In an exhaustive review on ars.technica, serious concerns are raised about the RAW import/translation capabilities of the new monster app from Apple. While they rave about the UI and organization tools in Aperture, they point out that the output from the program includes far more noise than any professional would tolerate in the images. Basically, the program is getting hammered in reviews. Studio2f.com points to one commenter on Slashdot who said it like this:  ‘Photoshop is the darkroom. Aperture is the light table. If you don’t understand this, you’re not in the target market.’ While that sounds dead-on right, I’d have to say that crappy RAW handling is something that any pro-level workflow tool simply cannot have.

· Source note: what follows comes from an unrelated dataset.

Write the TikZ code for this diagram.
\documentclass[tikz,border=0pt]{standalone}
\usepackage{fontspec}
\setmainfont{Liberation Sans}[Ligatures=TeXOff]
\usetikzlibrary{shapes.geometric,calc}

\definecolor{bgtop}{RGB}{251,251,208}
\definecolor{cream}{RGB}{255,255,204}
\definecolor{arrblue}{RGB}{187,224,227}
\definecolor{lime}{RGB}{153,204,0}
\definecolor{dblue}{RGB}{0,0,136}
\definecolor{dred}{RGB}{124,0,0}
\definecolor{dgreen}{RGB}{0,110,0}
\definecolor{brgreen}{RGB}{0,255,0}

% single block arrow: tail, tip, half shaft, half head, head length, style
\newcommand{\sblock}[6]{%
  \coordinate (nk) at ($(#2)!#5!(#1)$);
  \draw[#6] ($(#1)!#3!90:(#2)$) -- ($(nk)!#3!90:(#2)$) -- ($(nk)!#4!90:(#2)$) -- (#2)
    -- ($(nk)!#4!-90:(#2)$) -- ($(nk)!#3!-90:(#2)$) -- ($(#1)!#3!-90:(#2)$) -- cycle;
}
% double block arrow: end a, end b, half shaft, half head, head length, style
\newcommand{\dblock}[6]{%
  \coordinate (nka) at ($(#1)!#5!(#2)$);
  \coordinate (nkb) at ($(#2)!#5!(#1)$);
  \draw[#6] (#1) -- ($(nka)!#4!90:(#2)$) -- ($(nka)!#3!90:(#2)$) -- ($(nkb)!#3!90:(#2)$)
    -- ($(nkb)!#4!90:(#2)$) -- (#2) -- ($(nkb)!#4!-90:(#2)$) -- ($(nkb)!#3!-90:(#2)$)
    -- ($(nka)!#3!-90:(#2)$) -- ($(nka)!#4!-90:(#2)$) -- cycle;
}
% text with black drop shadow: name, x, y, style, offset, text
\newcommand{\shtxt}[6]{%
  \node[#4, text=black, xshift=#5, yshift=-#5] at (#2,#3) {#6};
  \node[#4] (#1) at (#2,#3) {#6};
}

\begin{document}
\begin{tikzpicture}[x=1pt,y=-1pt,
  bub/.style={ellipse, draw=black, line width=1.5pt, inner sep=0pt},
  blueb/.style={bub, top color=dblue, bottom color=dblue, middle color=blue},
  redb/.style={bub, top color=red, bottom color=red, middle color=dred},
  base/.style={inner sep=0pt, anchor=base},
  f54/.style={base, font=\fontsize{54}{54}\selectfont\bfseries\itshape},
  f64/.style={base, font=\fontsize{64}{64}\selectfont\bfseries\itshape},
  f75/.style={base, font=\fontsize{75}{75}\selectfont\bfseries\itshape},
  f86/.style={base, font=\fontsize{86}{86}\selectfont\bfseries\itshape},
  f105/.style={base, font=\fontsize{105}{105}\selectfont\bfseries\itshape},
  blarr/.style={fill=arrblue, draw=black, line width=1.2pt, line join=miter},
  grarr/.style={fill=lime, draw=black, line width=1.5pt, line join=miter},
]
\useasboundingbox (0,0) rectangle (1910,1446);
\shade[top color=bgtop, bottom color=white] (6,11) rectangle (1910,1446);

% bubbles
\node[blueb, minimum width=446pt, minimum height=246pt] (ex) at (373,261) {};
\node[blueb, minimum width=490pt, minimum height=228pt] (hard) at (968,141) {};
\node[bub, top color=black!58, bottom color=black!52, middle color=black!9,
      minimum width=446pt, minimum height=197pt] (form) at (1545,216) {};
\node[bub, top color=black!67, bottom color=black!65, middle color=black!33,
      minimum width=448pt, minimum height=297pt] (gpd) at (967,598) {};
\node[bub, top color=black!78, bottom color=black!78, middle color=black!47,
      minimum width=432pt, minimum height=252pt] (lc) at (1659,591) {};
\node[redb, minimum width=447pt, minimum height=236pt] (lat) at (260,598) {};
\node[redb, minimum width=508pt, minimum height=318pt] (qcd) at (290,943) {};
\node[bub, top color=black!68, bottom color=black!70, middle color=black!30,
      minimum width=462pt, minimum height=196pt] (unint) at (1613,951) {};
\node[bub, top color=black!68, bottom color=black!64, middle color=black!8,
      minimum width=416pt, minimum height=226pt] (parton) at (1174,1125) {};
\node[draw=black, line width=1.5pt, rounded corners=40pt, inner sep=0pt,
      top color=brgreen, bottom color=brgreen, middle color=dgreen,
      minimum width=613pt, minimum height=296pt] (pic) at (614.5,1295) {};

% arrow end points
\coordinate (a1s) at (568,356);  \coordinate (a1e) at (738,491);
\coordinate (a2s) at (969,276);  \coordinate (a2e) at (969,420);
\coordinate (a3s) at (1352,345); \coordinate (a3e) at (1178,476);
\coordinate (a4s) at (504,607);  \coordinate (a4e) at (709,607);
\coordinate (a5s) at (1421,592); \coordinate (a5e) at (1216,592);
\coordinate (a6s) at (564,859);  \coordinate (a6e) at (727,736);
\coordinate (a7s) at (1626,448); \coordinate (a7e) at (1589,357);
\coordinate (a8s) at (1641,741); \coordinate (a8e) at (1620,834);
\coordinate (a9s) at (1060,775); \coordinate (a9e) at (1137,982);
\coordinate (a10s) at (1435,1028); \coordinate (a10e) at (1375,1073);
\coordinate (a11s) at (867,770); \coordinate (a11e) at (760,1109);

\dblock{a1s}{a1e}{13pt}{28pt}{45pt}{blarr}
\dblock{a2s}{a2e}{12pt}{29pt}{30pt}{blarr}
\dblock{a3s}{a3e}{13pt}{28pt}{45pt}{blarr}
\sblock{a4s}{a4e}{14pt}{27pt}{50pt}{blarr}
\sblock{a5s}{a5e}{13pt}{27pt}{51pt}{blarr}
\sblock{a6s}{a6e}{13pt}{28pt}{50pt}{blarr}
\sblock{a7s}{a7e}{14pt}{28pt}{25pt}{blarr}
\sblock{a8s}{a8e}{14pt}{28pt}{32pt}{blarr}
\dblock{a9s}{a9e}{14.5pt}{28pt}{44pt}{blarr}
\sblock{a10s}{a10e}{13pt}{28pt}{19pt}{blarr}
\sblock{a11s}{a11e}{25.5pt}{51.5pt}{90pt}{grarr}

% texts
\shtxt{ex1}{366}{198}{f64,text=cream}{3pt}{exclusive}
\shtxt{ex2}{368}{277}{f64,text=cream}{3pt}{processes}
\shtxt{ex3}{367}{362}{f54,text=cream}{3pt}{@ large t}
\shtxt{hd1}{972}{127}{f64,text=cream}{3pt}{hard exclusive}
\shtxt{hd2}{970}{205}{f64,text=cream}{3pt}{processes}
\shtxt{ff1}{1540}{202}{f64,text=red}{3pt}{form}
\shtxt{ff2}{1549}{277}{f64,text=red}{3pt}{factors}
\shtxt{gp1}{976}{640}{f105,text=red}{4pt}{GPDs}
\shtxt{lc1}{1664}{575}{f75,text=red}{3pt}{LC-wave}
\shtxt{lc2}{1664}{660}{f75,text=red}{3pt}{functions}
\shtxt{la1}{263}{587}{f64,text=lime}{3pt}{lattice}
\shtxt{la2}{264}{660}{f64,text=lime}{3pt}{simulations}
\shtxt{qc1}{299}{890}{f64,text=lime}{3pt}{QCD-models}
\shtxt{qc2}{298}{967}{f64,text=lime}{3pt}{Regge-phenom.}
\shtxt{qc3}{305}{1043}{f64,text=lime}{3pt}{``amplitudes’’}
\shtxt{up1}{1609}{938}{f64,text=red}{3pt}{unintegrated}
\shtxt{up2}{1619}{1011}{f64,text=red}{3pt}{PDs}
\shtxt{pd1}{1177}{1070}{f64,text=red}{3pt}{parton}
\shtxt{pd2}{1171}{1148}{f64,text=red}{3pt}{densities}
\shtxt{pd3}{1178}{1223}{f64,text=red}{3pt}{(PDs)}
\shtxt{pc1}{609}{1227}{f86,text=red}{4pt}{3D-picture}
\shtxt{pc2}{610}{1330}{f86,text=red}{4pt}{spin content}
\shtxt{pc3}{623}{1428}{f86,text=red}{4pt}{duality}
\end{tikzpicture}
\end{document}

From the red channel framegrabs in the Ars review, I suspect that Aperture is using a JPEG as a transitional format for display purposes despite the fact that the source is a RAW file. iPhoto has always done this – claimed ‘RAW’ support but actually converted all the files to JPEG. Ars sums up the problem thusly:

Many of you probably are hearing the alarm bells and you should. The whole premise of this program, and the RAW format itself, relies on quality input for quality output. If the RAW converter in Aperture is no better than shooting in JPEG format, then it has little appeal over iPhoto as a professional’s tool. This isn’t something that can be fixed overnight either. Adobe’s Camera Raw and other programs like Capture One have been years in the making and unless Apple buys up some quality RAW technology and drops it into the 1.5 update, you’re not going to see Aperture rival the professional RAW apps any time soon.

The problems continue for basic features like Unsharp Mask combining with this type of post-import noise to produce lots more artifacts for basic editing tasks. Also missing are a true ‘curves’ tool – only a 4-step levels tool exists. And a pixel sampler is also absent, something most pros want to see in their basic workflow. To me, this app would need to provide the basic tools I need to import, ouptut galleries, prints, etc plus organize, do basic color and exposure correction, plus minimal unsharp mask tools. If, however, the RAW issue is pervasive and real, Apple may have jumped the gun on releasing this latest application. To sum it up, Ars closes as follows:

I’d like to get excited about things like instant books and the light table, but if the base technology in Aperture is flawed, it can’t be the high-end imaging hub it wants to be.

Ouch! Even with all these problems, if Aperture helps deal more fluidly with the  22k+ images in my iPhoto library, it will be a godsend.